▸ **Requirement**: Reproduce the listing below character for character; drop every image.

==== Given information

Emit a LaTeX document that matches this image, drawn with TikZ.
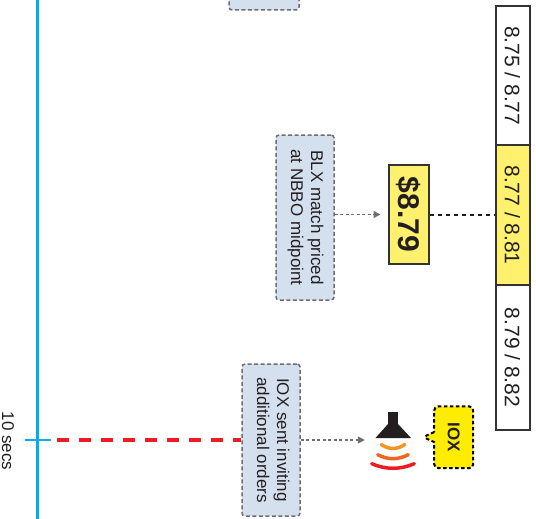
\documentclass[tikz,border=0pt]{standalone}
\usepackage{fontspec}
\setmainfont{Liberation Sans}
\usetikzlibrary{arrows.meta,shapes.callouts}
\definecolor{lineblue}{HTML}{00AEEF}
\definecolor{notefill}{HTML}{D5E0EF}
\definecolor{notegray}{HTML}{6D6E71}
\definecolor{quoteyellow}{HTML}{FFF06E}
\definecolor{ioxyellow}{HTML}{FFEC00}
\definecolor{alertred}{HTML}{ED1C24}
\definecolor{waveone}{HTML}{F7941D}
\definecolor{wavetwo}{HTML}{F26522}
\definecolor{ink}{HTML}{231F20}

\begin{document}
\begin{tikzpicture}[x = 1pt, y = 1pt,
  note/.style = {draw = notegray, fill = notefill, line width = 1.5pt, dash pattern = on 4pt off 2.5pt, rounded corners = 3pt, minimum width = 58pt, inner sep = 0pt, text = ink, font = \fontsize{17}{20}\selectfont},
  cell/.style = {draw = black!80, line width = 2pt, minimum width = 34pt, inner sep = 0pt, text = ink, font = \fontsize{21}{24}\selectfont},
  hint/.style = {notegray, line width = 1.5pt, dash pattern = on 3pt off 2.5pt, -{Triangle[length = 7pt, width = 7pt]}}]
\useasboundingbox (0, 0) rectangle (536, -519);
\clip (0, 0) rectangle (536, -519);
% time line
\coordinate (tstart) at (37.5, 0);
\coordinate (tend) at (37.5, -519);
\coordinate (t10) at (37.5, -440);
\draw [lineblue, line width = 3.5pt] (tstart) -- (tend);
\draw [lineblue, line width = 2.5pt] ([xshift = -12.5pt] t10) -- ([xshift = 13.5pt] t10);
\node (t10label) [inner sep = 0pt, text = ink, font = \fontsize{17}{20}\selectfont] at (8, -441) {\rotatebox{-90}{10 secs}};
% notes
\node (prevnote) [note, minimum width = 70pt, minimum height = 60pt] at (264, 20) {};
\node (blxnote) [note, minimum height = 165pt] at (305, -217.5) {\rotatebox{-90}{\begin{tabular}{@{}c@{}}BLX match priced\\at NBBO midpoint\end{tabular}}};
\node (ioxnote) [note, minimum height = 152pt] at (271, -440) {\rotatebox{-90}{\begin{tabular}{@{}c@{}}IOX sent inviting\\additional orders\end{tabular}}};
% quotes
\node (quotea) [cell, fill = white, minimum height = 138.5pt] at (512.5, -75.75) {\rotatebox{-90}{8.75 / 8.77}};
\node (quoteb) [cell, fill = quoteyellow, minimum height = 140pt] at (512.5, -215) {\rotatebox{-90}{8.77 / 8.81}};
\node (quotec) [cell, fill = white, minimum height = 145pt] at (512.5, -357.5) {\rotatebox{-90}{8.79 / 8.82}};
\node (price) [draw = black!80, line width = 2pt, fill = quoteyellow, minimum width = 40pt, minimum height = 99pt, inner sep = 0pt, text = ink, font = \fontsize{30}{34}\selectfont\bfseries] at (408.5, -214.5) {\rotatebox{-90}{\$8.79}};
\draw [black!90, line width = 2pt, dash pattern = on 4.5pt off 3.5pt] (price.east) -- (price.east -| quoteb.west);
\draw [hint] (blxnote.east |- price.west) -- ([xshift = -7pt] price.west);
% speaker
\node (speaker) [minimum width = 46pt, minimum height = 58pt, inner sep = 0pt] at (393, -440) {};
\draw [hint] (ioxnote.east) -- ([xshift = -5pt] speaker.west);
\begin{scope}[shift = {(speaker.center)}]
\fill [ink] (-5, 15) rectangle (5, 28);
\fill [ink] (-5, 16) -- (5, 16) -- (18, 2) -- (-17.5, 2) -- cycle;
\draw [waveone, line width = 3.5pt, line cap = round] (-11.75, -4.5) .. controls (-4, -9.8) and (4, -9.8) .. (11.75, -4.5);
\draw [wavetwo, line width = 3.5pt, line cap = round] (-15.3, -14.7) .. controls (-5.1, -20) and (5.1, -20) .. (15.3, -14.7);
\draw [alertred, line width = 3.5pt, line cap = round] (-21.3, -23.7) .. controls (-7.1, -29.8) and (7.1, -29.8) .. (21.3, -23.7);
\end{scope}
\node (ioxtag) [rectangle callout, callout absolute pointer = {(423, -437)}, callout pointer width = 10pt, draw = black, line width = 2pt, dash pattern = on 3.5pt off 2.5pt, rounded corners = 4pt, fill = ioxyellow, minimum width = 39pt, minimum height = 61.7pt, inner sep = 0pt, text = ink, font = \fontsize{17}{20}\selectfont\bfseries] at (453.7, -437.3) {\rotatebox{-90}{IOX}};
% red trace
\coordinate (redstart) at ([xshift = 19.5pt] t10);
\draw [alertred, line width = 4pt, dash pattern = on 11.5pt off 10.5pt] (redstart) -- (ioxnote.west);
\end{tikzpicture}
\end{document}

========

▸ **Written response**:
Emit a LaTeX document that matches this image, drawn with TikZ.
\documentclass[tikz,border=0pt]{standalone}
\usepackage{fontspec}
\setmainfont{Liberation Sans}
\usetikzlibrary{arrows.meta,shapes.callouts}
\definecolor{lineblue}{HTML}{00AEEF}
\definecolor{notefill}{HTML}{D5E0EF}
\definecolor{notegray}{HTML}{6D6E71}
\definecolor{quoteyellow}{HTML}{FFF06E}
\definecolor{ioxyellow}{HTML}{FFEC00}
\definecolor{alertred}{HTML}{ED1C24}
\definecolor{waveone}{HTML}{F7941D}
\definecolor{wavetwo}{HTML}{F26522}
\definecolor{ink}{HTML}{231F20}

\begin{document}
\begin{tikzpicture}[x = 1pt, y = 1pt,
  note/.style = {draw = notegray, fill = notefill, line width = 1.5pt, dash pattern = on 4pt off 2.5pt, rounded corners = 3pt, minimum width = 58pt, inner sep = 0pt, text = ink, font = \fontsize{17}{20}\selectfont},
  cell/.style = {draw = black!80, line width = 2pt, minimum width = 34pt, inner sep = 0pt, text = ink, font = \fontsize{21}{24}\selectfont},
  hint/.style = {notegray, line width = 1.5pt, dash pattern = on 3pt off 2.5pt, -{Triangle[length = 7pt, width = 7pt]}}]
\useasboundingbox (0, 0) rectangle (536, -519);
\clip (0, 0) rectangle (536, -519);
% time line
\coordinate (tstart) at (37.5, 0);
\coordinate (tend) at (37.5, -519);
\coordinate (t10) at (37.5, -440);
\draw [lineblue, line width = 3.5pt] (tstart) -- (tend);
\draw [lineblue, line width = 2.5pt] ([xshift = -12.5pt] t10) -- ([xshift = 13.5pt] t10);
\node (t10label) [inner sep = 0pt, text = ink, font = \fontsize{17}{20}\selectfont] at (8, -441) {\rotatebox{-90}{10 secs}};
% notes
\node (prevnote) [note, minimum width = 70pt, minimum height = 60pt] at (264, 20) {};
\node (blxnote) [note, minimum height = 165pt] at (305, -217.5) {\rotatebox{-90}{\begin{tabular}{@{}c@{}}BLX match priced\\at NBBO midpoint\end{tabular}}};
\node (ioxnote) [note, minimum height = 152pt] at (271, -440) {\rotatebox{-90}{\begin{tabular}{@{}c@{}}IOX sent inviting\\additional orders\end{tabular}}};
% quotes
\node (quotea) [cell, fill = white, minimum height = 138.5pt] at (512.5, -75.75) {\rotatebox{-90}{8.75 / 8.77}};
\node (quoteb) [cell, fill = quoteyellow, minimum height = 140pt] at (512.5, -215) {\rotatebox{-90}{8.77 / 8.81}};
\node (quotec) [cell, fill = white, minimum height = 145pt] at (512.5, -357.5) {\rotatebox{-90}{8.79 / 8.82}};
\node (price) [draw = black!80, line width = 2pt, fill = quoteyellow, minimum width = 40pt, minimum height = 99pt, inner sep = 0pt, text = ink, font = \fontsize{30}{34}\selectfont\bfseries] at (408.5, -214.5) {\rotatebox{-90}{\$8.79}};
\draw [black!90, line width = 2pt, dash pattern = on 4.5pt off 3.5pt] (price.east) -- (price.east -| quoteb.west);
\draw [hint] (blxnote.east |- price.west) -- ([xshift = -7pt] price.west);
% speaker
\node (speaker) [minimum width = 46pt, minimum height = 58pt, inner sep = 0pt] at (393, -440) {};
\draw [hint] (ioxnote.east) -- ([xshift = -5pt] speaker.west);
\begin{scope}[shift = {(speaker.center)}]
\fill [ink] (-5, 15) rectangle (5, 28);
\fill [ink] (-5, 16) -- (5, 16) -- (18, 2) -- (-17.5, 2) -- cycle;
\draw [waveone, line width = 3.5pt, line cap = round] (-11.75, -4.5) .. controls (-4, -9.8) and (4, -9.8) .. (11.75, -4.5);
\draw [wavetwo, line width = 3.5pt, line cap = round] (-15.3, -14.7) .. controls (-5.1, -20) and (5.1, -20) .. (15.3, -14.7);
\draw [alertred, line width = 3.5pt, line cap = round] (-21.3, -23.7) .. controls (-7.1, -29.8) and (7.1, -29.8) .. (21.3, -23.7);
\end{scope}
\node (ioxtag) [rectangle callout, callout absolute pointer = {(423, -437)}, callout pointer width = 10pt, draw = black, line width = 2pt, dash pattern = on 3.5pt off 2.5pt, rounded corners = 4pt, fill = ioxyellow, minimum width = 39pt, minimum height = 61.7pt, inner sep = 0pt, text = ink, font = \fontsize{17}{20}\selectfont\bfseries] at (453.7, -437.3) {\rotatebox{-90}{IOX}};
% red trace
\coordinate (redstart) at ([xshift = 19.5pt] t10);
\draw [alertred, line width = 4pt, dash pattern = on 11.5pt off 10.5pt] (redstart) -- (ioxnote.west);
\end{tikzpicture}
\end{document}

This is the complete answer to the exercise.